Luckily for her, Wendy also had a prescription and didn’t much trust the mental health establishment. She didn’t take any of the meds her doctor prescribed, preferring to sell them or trade them for other drugs. Maya had been buying her Klonopin from Wendy for the past three years, ever since she graduated college. Telling herself all along that she would quit. She hadn’t expected going off to be easy, but the severity caught her off guard, and Googling her symptoms hadn’t helped. Insomnia, anxiety, tremors, muscle spasms, paranoia, agitation—she could handle those. What scared her was the possibility of hallucinations.

It took all her will to recap the gin and return it to the freezer. She went to the bathroom and took a swig of NyQuil, wincing as the syrup went down. Her reflection winced back at her, ghostly in the light spilling through the high frosted window. Her skin was pale and clammy, her eye sockets like craters. Withdrawal had taken her hunger, and Maya saw that she was losing weight, the bones of her cheeks and collarbones more pronounced. She forced herself to unclench her jaw.
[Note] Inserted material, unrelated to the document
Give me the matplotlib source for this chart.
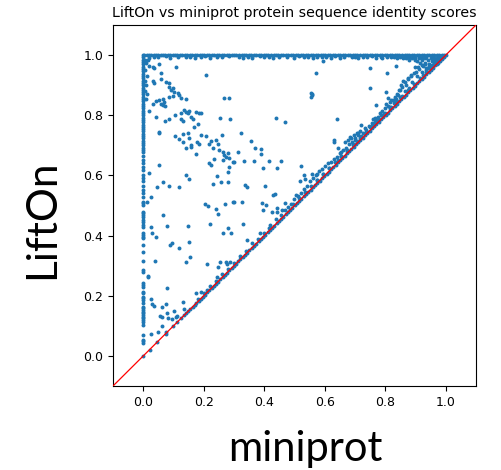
import matplotlib
matplotlib.use("Agg")
import matplotlib.pyplot as plt
import numpy as np

# ---- data ----
# scores of 1.0 for LiftOn (top band)
top_x = [0.003,0.011,0.018,0.026,0.035,0.041,0.049,0.058,0.066,0.073,0.081,0.090,0.097,0.105,0.113,0.121,
         0.129,0.138,0.146,0.153,0.161,0.170,0.178,0.186,0.194,0.202,0.210,0.219,0.227,0.235,0.243,0.251,
         0.259,0.268,0.276,0.284,0.292,0.300,0.308,0.316,0.325,0.333,0.341,0.349,0.357,0.365,0.374,0.382,
         0.390,0.398,0.406,0.414,0.423,0.431,0.439,0.447,0.455,0.463,0.472,0.480,0.488,0.496,0.504,0.512,
         0.521,0.529,0.537,0.545,0.553,0.561,0.570,0.578,0.586,0.594,0.602,0.610,0.619,0.627,0.635,0.643,
         0.651,0.659,0.668,0.676,0.684,0.692,0.700,0.708,0.717,0.725,0.733,0.741,0.749,0.757,0.766,0.774,
         0.782,0.790,0.798,0.806,0.815,0.823,0.831,0.839,0.847,0.855,0.864,0.872,0.880,0.888,0.896,0.904,
         0.913,0.921,0.929,0.937,0.945,0.953,0.962,0.970,0.978,0.986,0.994,1.000]
top_y = [1.0] * len(top_x)

# points just under the top band
dip_x = [0.02,0.05,0.09,0.14,0.17,0.19,0.22,0.26,0.33,0.36,0.40,0.43,0.45,0.50,0.53,0.56,0.59,0.62,
         0.65,0.69,0.71,0.74,0.77,0.79,0.82,0.84,0.86,0.88,0.90,0.92,0.016,0.006,0.010,0.005,0.012,
         0.007,0.010,0.006,0.012,0.008,
         0.035,0.075,0.115,0.155,0.205,0.245,0.285,0.315,0.345,0.385,0.415,0.475,0.515,0.545,0.575,
         0.605,0.635,0.665,0.700,0.725,0.755,0.785,0.805,0.830,0.850,0.870,0.895,0.910,0.935,0.955]
dip_y = [0.991,0.993,0.990,0.992,0.991,0.993,0.990,0.992,0.991,0.990,0.993,0.991,0.992,0.990,0.993,
         0.991,0.992,0.990,0.991,0.993,0.990,0.992,0.991,0.990,0.992,0.991,0.990,0.993,0.991,0.990,
         0.985,0.985,0.975,0.950,0.930,0.915,0.900,0.880,0.870,0.855,
         0.995,0.996,0.995,0.994,0.996,0.995,0.996,0.994,0.995,0.996,0.995,0.994,0.996,0.995,0.994,
         0.995,0.996,0.995,0.994,0.995,0.996,0.994,0.995,0.993,0.994,0.992,0.993,0.994,0.992,0.993]

# miniprot score of 0 (left column)
left_y = [1.000,0.992,0.985,0.977,0.969,0.962,0.954,0.946,0.938,0.931,0.923,0.915,0.908,0.900,0.892,
          0.885,0.877,0.869,0.861,0.854,0.846,0.838,0.831,0.823,0.815,0.808,0.800,0.792,0.784,0.777,
          0.769,0.761,0.754,0.746,0.738,0.731,0.723,0.715,0.707,0.700,0.692,0.684,0.677,0.664,0.652,
          0.641,0.628,0.617,0.603,0.592,0.581,0.566,0.553,0.541,0.528,0.513,0.507,0.502,0.479,0.474,
          0.468,0.463,0.452,0.446,0.435,0.430,0.408,0.402,0.396,0.391,0.369,0.347,0.316,0.286,0.280,
          0.244,0.236,0.230,0.214,0.208,0.197,0.192,0.186,0.175,0.164,0.158,0.153,0.147,0.142,0.136,
          0.131,0.125,0.120,0.114,0.103,0.070,0.053,0.048,0.042]
left_x = [0.0] * len(left_y)

# identical scores (on the diagonal)
diag_v = [0.000,0.021,0.046,0.074,0.099,0.113,0.126,0.135,0.142,0.149,0.156,0.163,0.170,0.176,0.183,
          0.190,0.197,0.204,0.212,0.219,0.226,0.233,0.240,0.247,0.255,0.262,0.270,0.277,0.284,0.292,
          0.299,0.306,0.314,0.321,0.329,0.336,0.343,0.351,0.358,0.366,0.373,0.381,0.388,0.396,0.403,
          0.411,0.418,0.426,0.433,0.441,0.448,0.456,0.463,0.471,0.478,0.486,0.493,0.501,0.508,0.516,
          0.523,0.531,0.538,0.546,0.553,0.561,0.568,0.576,0.583,0.591,0.598,0.606,0.613,0.621,0.628,
          0.636,0.643,0.651,0.658,0.666,0.673,0.681,0.688,0.696,0.703,0.711,0.718,0.726,0.733,0.741,
          0.748,0.756,0.763,0.771,0.778,0.786,0.793,0.801,0.808,0.816,0.823,0.831,0.838,0.846,0.853,
          0.861,0.868,0.876,0.883,0.891,0.898,0.906,0.913,0.921,0.928,0.936,0.943,0.951,0.958,0.966,
          0.973,0.981,0.988,0.995]

# slightly above the diagonal
near_x = [0.95,0.96,0.97,0.98,0.99,0.93,0.94,0.955,0.965,0.975,0.985,0.92,0.91,0.90,0.89,0.93,0.945,
          0.96,0.97,0.95,0.94,0.925,0.915,0.905,0.88,0.87,0.86,0.935,0.92,0.91,0.90,0.895,0.885,0.905,
          0.925,0.875,0.86,0.89,0.87,0.855,0.88,0.845,0.865,0.84,0.85,0.835,0.825,0.815,0.83,0.81,0.80,
          0.82,0.79,0.80,0.785,0.775,0.765,0.77,0.755,0.76,0.745,0.75,0.735,0.74,0.725,0.71,0.72,0.70,
          0.705,0.69,0.68,0.695,0.67,0.66,0.675,0.65,0.655,0.64,0.63,0.645,0.62,0.61,0.60,0.615,0.59,
          0.58,0.595,0.57,0.56,0.575,0.55,0.54,0.53,0.52,0.51,0.50,0.49,0.48,0.47,0.455,0.44,0.42,0.40,
          0.38,0.36,0.34,0.32,0.30,0.28,0.26,0.24,0.22,0.20,0.18,
          0.629,0.632,0.643,0.654,0.666,0.677,0.682,0.688,0.696,0.699,0.708,0.715,0.809,0.820,0.804,
          0.815,0.831,0.842,0.853,0.864,0.875,0.886,0.903,0.908,0.920,0.930,0.936,0.781,0.759,0.765,
          0.848,0.721,0.732,0.710,
          0.965,0.975,0.985,0.945,0.955,0.935,0.915,0.895,0.875,0.855,0.835,0.815,0.795,0.775,0.755,
          0.735,0.715,0.695,0.675,0.655,0.635,0.615,0.595,0.575,0.555,0.535,0.515,0.495]
near_y = [0.99,0.99,0.99,0.99,0.995,0.99,0.985,0.98,0.985,0.98,0.99,0.985,0.99,0.985,0.99,0.975,0.97,
          0.975,0.972,0.96,0.958,0.965,0.975,0.98,0.985,0.99,0.992,0.95,0.945,0.955,0.96,0.94,0.93,0.93,
          0.935,0.925,0.915,0.91,0.90,0.895,0.89,0.885,0.88,0.87,0.86,0.855,0.85,0.845,0.84,0.83,0.825,
          0.828,0.815,0.808,0.80,0.795,0.79,0.78,0.775,0.77,0.765,0.76,0.75,0.745,0.74,0.735,0.73,0.725,
          0.715,0.71,0.705,0.70,0.69,0.685,0.68,0.675,0.665,0.66,0.655,0.65,0.645,0.64,0.63,0.625,0.62,
          0.615,0.605,0.60,0.59,0.585,0.58,0.565,0.555,0.54,0.53,0.52,0.505,0.495,0.485,0.47,0.455,
          0.435,0.41,0.39,0.375,0.35,0.333,0.31,0.29,0.272,0.25,0.232,0.21,0.19,
          0.718,0.712,0.690,0.678,0.712,0.718,0.729,0.723,0.734,0.718,0.740,0.746,0.856,0.851,0.839,
          0.828,0.862,0.867,0.900,0.912,0.922,0.934,0.945,0.961,0.967,0.972,0.956,0.806,0.789,0.778,
          0.884,0.767,0.756,0.740,
          0.978,0.988,0.995,0.965,0.968,0.945,0.925,0.905,0.885,0.865,0.845,0.825,0.805,0.785,0.765,
          0.745,0.725,0.705,0.685,0.665,0.645,0.625,0.605,0.585,0.565,0.545,0.525,0.505]

# scattered points inside the triangle
mid_x = [0.020,0.031,0.036,0.053,0.108,0.059,0.031,0.036,0.059,0.075,0.086,0.086,0.092,0.097,0.103,
         0.114,0.119,0.086,0.097,0.125,0.141,0.208,0.268,0.283,0.042,0.053,0.064,0.070,0.059,0.064,
         0.073,0.031,0.020,0.042,0.073,0.086,0.105,0.125,0.136,0.141,0.152,0.147,0.125,0.130,0.158,
         0.163,0.175,0.185,0.191,0.169,0.180,0.053,0.053,0.106,0.119,0.130,0.130,0.147,0.152,0.141,
         0.158,0.175,0.158,0.178,0.185,0.191,0.208,0.219,0.230,0.224,0.252,0.263,0.268,0.274,0.279,
         0.285,0.296,0.301,0.263,0.285,0.259,0.219,0.224,0.233,0.241,0.246,0.287,0.254,0.323,0.312,
         0.334,0.356,0.368,0.390,0.390,0.365,0.395,0.415,0.441,0.456,0.439,0.467,0.051,0.020,0.141,
         0.152,0.064,0.047,0.086,0.119,0.244,0.279,0.230,0.257,0.281,0.338,0.342,0.404,0.428,0.436,
         0.025,0.522,0.531,0.536,0.517,0.557,0.575,0.505,0.594,0.570,0.555,0.557,0.555,0.558,0.640,
         0.301,0.326,0.392,0.406,0.469,0.395,0.425,0.441,0.441,0.458,0.329,0.386,0.342,0.415,0.420,
         0.748,0.806,0.837,0.748,0.801,0.768,0.013,0.066,0.077,0.024,0.030,0.041,0.039,0.016,0.017,
         0.077,0.096,0.090,0.118,0.149,0.151,0.153,0.140,0.203,0.214,0.239,0.246,0.269,0.298,0.221,
         0.262,0.280,0.291,0.210,0.253,0.273,0.286,0.278,0.247,0.174,0.190,0.210,0.243,0.024,0.030,
         0.037,0.061,0.074,0.079,0.057,0.061,0.083,0.094,0.102,0.107,0.111,0.132,0.135,0.027,0.050,
         0.061,0.074]
mid_y = [0.963,0.960,0.957,0.969,0.962,0.942,0.913,0.908,0.922,0.911,0.906,0.895,0.884,0.889,0.878,
         0.873,0.867,0.862,0.864,0.856,0.854,0.934,0.856,0.859,0.848,0.850,0.854,0.845,0.839,0.834,
         0.831,0.837,0.814,0.795,0.781,0.787,0.801,0.806,0.817,0.812,0.815,0.806,0.787,0.782,0.795,
         0.786,0.812,0.806,0.808,0.762,0.770,0.745,0.740,0.731,0.720,0.738,0.712,0.740,0.723,0.692,
         0.695,0.670,0.701,0.712,0.704,0.734,0.732,0.706,0.690,0.715,0.684,0.678,0.668,0.662,0.673,
         0.657,0.646,0.643,0.651,0.629,0.734,0.640,0.635,0.656,0.718,0.704,0.789,0.792,0.740,0.678,
         0.649,0.715,0.692,0.688,0.671,0.648,0.626,0.649,0.626,0.648,0.792,0.778,0.633,0.607,0.601,
         0.588,0.577,0.563,0.566,0.563,0.598,0.612,0.571,0.577,0.578,0.568,0.561,0.565,0.535,0.538,
         0.529,0.632,0.603,0.588,0.583,0.605,0.605,0.535,0.980,0.941,0.873,0.867,0.862,0.870,0.789,
         0.512,0.512,0.509,0.502,0.507,0.485,0.477,0.491,0.479,0.485,0.439,0.408,0.386,0.424,0.424,
         0.956,0.941,0.963,0.889,0.878,0.834,0.512,0.470,0.432,0.427,0.410,0.394,0.316,0.266,0.261,
         0.225,0.376,0.369,0.358,0.432,0.380,0.330,0.313,0.504,0.497,0.488,0.471,0.504,0.510,0.437,
         0.408,0.424,0.408,0.304,0.313,0.313,0.313,0.304,0.297,0.208,0.214,0.219,0.261,0.189,0.172,
         0.166,0.164,0.172,0.142,0.133,0.129,0.126,0.123,0.150,0.128,0.133,0.178,0.155,0.073,0.079,
         0.098,0.078]

ticks = [0.0, 0.2, 0.4, 0.6, 0.8, 1.0]
tick_labels = ["0.0", "0.2", "0.4", "0.6", "0.8", "1.0"]

# ---- plot ----
fig = plt.figure(figsize=(5.02, 4.70), dpi=100)
ax = fig.add_axes([113 / 502, 84 / 470, 363 / 502, 361 / 470])

xs = np.concatenate([top_x, dip_x, left_x, diag_v, near_x, mid_x])
ys = np.concatenate([top_y, dip_y, left_y, diag_v, near_y, mid_y])
ax.scatter(xs, ys, s=8, color="#1f77b4", linewidths=0, zorder=2)

ax.plot([-0.1, 1.1], [-0.1, 1.1], color="red", linewidth=0.9, zorder=3)

ax.set_xlim(-0.1, 1.1)
ax.set_ylim(-0.1, 1.1)
ax.set_xticks(ticks)
ax.set_xticklabels(tick_labels)
ax.set_yticks(ticks)
ax.set_yticklabels(tick_labels)
ax.tick_params(labelsize=9)
ax.set_title("LiftOn vs miniprot protein sequence identity scores", fontsize=10.3)

fig.text(305 / 502, (470 - 461) / 470, "miniprot", family="Lato", fontsize=30,
         ha="center", va="baseline")
fig.text(61 / 502, (470 - 219) / 470, "LiftOn", family="Lato", fontsize=30.5,
         rotation=90, ha="right", va="center")

fig.savefig("out.png", dpi=100)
In the living room, she sank into the couch and peeled off her sweaty flannel shirt. She turned on the reading lamp and tried to lose herself in a book, a mystery she’d been enjoying up until now, but found herself reading the same paragraph over and over. The quiet felt loud. Soon the street outside would ring with the voices of commuters to the Green Line, people getting into cars parked along the curb and doors slamming.

She heard footsteps and turned to see Dan emerging from the darkness of the hall. He looked half asleep, hair sticking up from his pillow. He’d been up late, studying for his third-year law school exams.